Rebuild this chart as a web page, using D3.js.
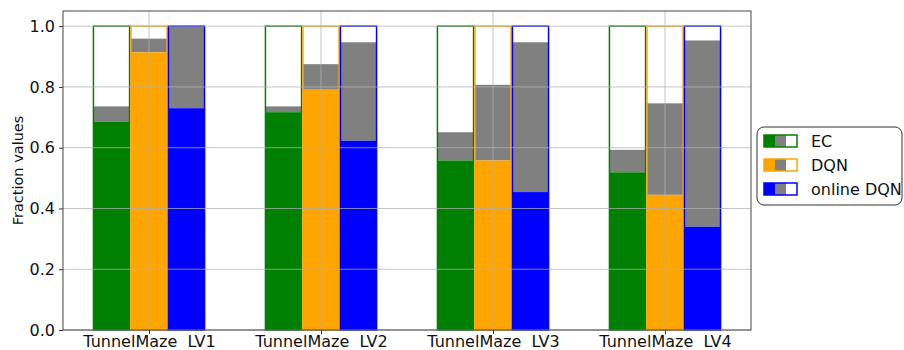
<!DOCTYPE html>
<html><head><meta charset="utf-8">
<script src="https://cdn.jsdelivr.net/npm/d3@7"></script>
<style>body{margin:0;background:#fff}svg{display:block}text{font-family:"DejaVu Sans",sans-serif;white-space:pre}</style>
</head><body><svg id="c" width="904" height="350"></svg>
<script>
const categories = ["TunnelMaze  LV1","TunnelMaze  LV2","TunnelMaze  LV3","TunnelMaze  LV4"];
const seriesNames = ["EC","DQN","online DQN"];
const seriesColors = ["#008000","#ffa500","#0000ff"];
// bottom (coloured) segment top value
const ecLow = [0.686,0.717,0.558,0.519];
const dqnLow = [0.914,0.791,0.558,0.445];
const onlineLow = [0.730,0.623,0.454,0.340];
// gray segment top value
const ecHigh = [0.736,0.736,0.651,0.593];
const dqnHigh = [0.959,0.875,0.807,0.746];
const onlineHigh = [1.0,0.947,0.947,0.953];
const yTicks = [0,0.2,0.4,0.6,0.8,1.0];

const lows=[ecLow,dqnLow,onlineLow], highs=[ecHigh,dqnHigh,onlineHigh];
const svg=d3.select("#c");
const L=63,R=751,T=11,B=330;
const x=d3.scaleLinear().domain([-0.5,3.5]).range([L,R]);
const y=d3.scaleLinear().domain([0,1.05]).range([B,T]);
const bw=0.21, off=0.218;

const g=svg.append("g");
categories.forEach((c,i)=>{
  seriesNames.forEach((s,j)=>{
    const cx=i+(j-1)*off;
    const x0=x(cx-bw/2), x1=x(cx+bw/2);
    const lo=lows[j][i], hi=highs[j][i];
    g.append("rect").attr("x",x0).attr("width",x1-x0).attr("y",y(1)).attr("height",y(hi)-y(1)).attr("fill","#fff");
    g.append("rect").attr("x",x0).attr("width",x1-x0).attr("y",y(hi)).attr("height",y(lo)-y(hi)).attr("fill","#808080");
    g.append("rect").attr("x",x0).attr("width",x1-x0).attr("y",y(lo)).attr("height",y(0)-y(lo)).attr("fill",seriesColors[j]);
    g.append("rect").attr("x",x0).attr("width",x1-x0).attr("y",y(1)).attr("height",y(0)-y(1)).attr("fill","none").attr("stroke",seriesColors[j]).attr("stroke-width",1.5);
  });
});
// grid on top
const grid=svg.append("g").attr("stroke","#b0b0b0").attr("stroke-opacity",0.75).attr("stroke-width",1);
yTicks.forEach(t=>grid.append("line").attr("x1",L).attr("x2",R).attr("y1",y(t)).attr("y2",y(t)));
categories.forEach((c,i)=>grid.append("line").attr("x1",x(i)).attr("x2",x(i)).attr("y1",T).attr("y2",B));

// axes
const yAxis=d3.axisLeft(y).tickValues(yTicks).tickFormat(d3.format(".1f")).tickSize(4).tickPadding(4);
const ya=svg.append("g").attr("transform",`translate(${L},0)`).call(yAxis);
const xAxis=d3.axisBottom(x).tickValues([0,1,2,3]).tickFormat(i=>categories[i]).tickSize(4).tickPadding(2);
const xa=svg.append("g").attr("transform",`translate(0,${B})`).call(xAxis);
[ya,xa].forEach(a=>{a.select(".domain").remove();a.attr("font-size",null).attr("font-family",null);a.selectAll("text").style("font-size","16px").attr("fill","#111").style("font-family","DejaVu Sans");a.selectAll("line").attr("stroke","#333");});
svg.append("rect").attr("x",L).attr("y",T).attr("width",R-L).attr("height",B-T).attr("fill","none").attr("stroke","#444").attr("stroke-width",1);

svg.append("text").attr("transform",`translate(19,${(T+B)/2}) rotate(-90)`).attr("text-anchor","middle").attr("dominant-baseline","middle").style("font-size","14.5px").attr("fill","#111").text("Fraction values");

// legend
const lg=svg.append("g");
lg.append("rect").attr("x",757).attr("y",127).attr("width",145).attr("height",78).attr("rx",7).attr("fill","#fff").attr("stroke","#333").attr("stroke-width",1);
seriesNames.forEach((s,j)=>{
  const cy=141+j*24, px=764, pw=33, ph=12;
  lg.append("rect").attr("x",px).attr("y",cy-ph/2).attr("width",pw/3).attr("height",ph).attr("fill",seriesColors[j]);
  lg.append("rect").attr("x",px+pw/3).attr("y",cy-ph/2).attr("width",pw/3).attr("height",ph).attr("fill","#808080");
  lg.append("rect").attr("x",px+2*pw/3).attr("y",cy-ph/2).attr("width",pw/3).attr("height",ph).attr("fill","#fff");
  lg.append("rect").attr("x",px).attr("y",cy-ph/2).attr("width",pw).attr("height",ph).attr("fill","none").attr("stroke",seriesColors[j]).attr("stroke-width",1.5);
  lg.append("text").attr("x",811).attr("y",cy).attr("dominant-baseline","central").style("font-size","16px").attr("fill","#111").text(s);
});
</script></body></html>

• _What to do_: Without including any pictures, reproduce the listing exactly.

• _Output below_:
Rebuild this chart as a web page, using D3.js.
<!DOCTYPE html>
<html><head><meta charset="utf-8">
<script src="https://cdn.jsdelivr.net/npm/d3@7"></script>
<style>body{margin:0;background:#fff}svg{display:block}text{font-family:"DejaVu Sans",sans-serif;white-space:pre}</style>
</head><body><svg id="c" width="904" height="350"></svg>
<script>
const categories = ["TunnelMaze  LV1","TunnelMaze  LV2","TunnelMaze  LV3","TunnelMaze  LV4"];
const seriesNames = ["EC","DQN","online DQN"];
const seriesColors = ["#008000","#ffa500","#0000ff"];
// bottom (coloured) segment top value
const ecLow = [0.686,0.717,0.558,0.519];
const dqnLow = [0.914,0.791,0.558,0.445];
const onlineLow = [0.730,0.623,0.454,0.340];
// gray segment top value
const ecHigh = [0.736,0.736,0.651,0.593];
const dqnHigh = [0.959,0.875,0.807,0.746];
const onlineHigh = [1.0,0.947,0.947,0.953];
const yTicks = [0,0.2,0.4,0.6,0.8,1.0];

const lows=[ecLow,dqnLow,onlineLow], highs=[ecHigh,dqnHigh,onlineHigh];
const svg=d3.select("#c");
const L=63,R=751,T=11,B=330;
const x=d3.scaleLinear().domain([-0.5,3.5]).range([L,R]);
const y=d3.scaleLinear().domain([0,1.05]).range([B,T]);
const bw=0.21, off=0.218;

const g=svg.append("g");
categories.forEach((c,i)=>{
  seriesNames.forEach((s,j)=>{
    const cx=i+(j-1)*off;
    const x0=x(cx-bw/2), x1=x(cx+bw/2);
    const lo=lows[j][i], hi=highs[j][i];
    g.append("rect").attr("x",x0).attr("width",x1-x0).attr("y",y(1)).attr("height",y(hi)-y(1)).attr("fill","#fff");
    g.append("rect").attr("x",x0).attr("width",x1-x0).attr("y",y(hi)).attr("height",y(lo)-y(hi)).attr("fill","#808080");
    g.append("rect").attr("x",x0).attr("width",x1-x0).attr("y",y(lo)).attr("height",y(0)-y(lo)).attr("fill",seriesColors[j]);
    g.append("rect").attr("x",x0).attr("width",x1-x0).attr("y",y(1)).attr("height",y(0)-y(1)).attr("fill","none").attr("stroke",seriesColors[j]).attr("stroke-width",1.5);
  });
});
// grid on top
const grid=svg.append("g").attr("stroke","#b0b0b0").attr("stroke-opacity",0.75).attr("stroke-width",1);
yTicks.forEach(t=>grid.append("line").attr("x1",L).attr("x2",R).attr("y1",y(t)).attr("y2",y(t)));
categories.forEach((c,i)=>grid.append("line").attr("x1",x(i)).attr("x2",x(i)).attr("y1",T).attr("y2",B));

// axes
const yAxis=d3.axisLeft(y).tickValues(yTicks).tickFormat(d3.format(".1f")).tickSize(4).tickPadding(4);
const ya=svg.append("g").attr("transform",`translate(${L},0)`).call(yAxis);
const xAxis=d3.axisBottom(x).tickValues([0,1,2,3]).tickFormat(i=>categories[i]).tickSize(4).tickPadding(2);
const xa=svg.append("g").attr("transform",`translate(0,${B})`).call(xAxis);
[ya,xa].forEach(a=>{a.select(".domain").remove();a.attr("font-size",null).attr("font-family",null);a.selectAll("text").style("font-size","16px").attr("fill","#111").style("font-family","DejaVu Sans");a.selectAll("line").attr("stroke","#333");});
svg.append("rect").attr("x",L).attr("y",T).attr("width",R-L).attr("height",B-T).attr("fill","none").attr("stroke","#444").attr("stroke-width",1);

svg.append("text").attr("transform",`translate(19,${(T+B)/2}) rotate(-90)`).attr("text-anchor","middle").attr("dominant-baseline","middle").style("font-size","14.5px").attr("fill","#111").text("Fraction values");

// legend
const lg=svg.append("g");
lg.append("rect").attr("x",757).attr("y",127).attr("width",145).attr("height",78).attr("rx",7).attr("fill","#fff").attr("stroke","#333").attr("stroke-width",1);
seriesNames.forEach((s,j)=>{
  const cy=141+j*24, px=764, pw=33, ph=12;
  lg.append("rect").attr("x",px).attr("y",cy-ph/2).attr("width",pw/3).attr("height",ph).attr("fill",seriesColors[j]);
  lg.append("rect").attr("x",px+pw/3).attr("y",cy-ph/2).attr("width",pw/3).attr("height",ph).attr("fill","#808080");
  lg.append("rect").attr("x",px+2*pw/3).attr("y",cy-ph/2).attr("width",pw/3).attr("height",ph).attr("fill","#fff");
  lg.append("rect").attr("x",px).attr("y",cy-ph/2).attr("width",pw).attr("height",ph).attr("fill","none").attr("stroke",seriesColors[j]).attr("stroke-width",1.5);
  lg.append("text").attr("x",811).attr("y",cy).attr("dominant-baseline","central").style("font-size","16px").attr("fill","#111").text(s);
});
</script></body></html>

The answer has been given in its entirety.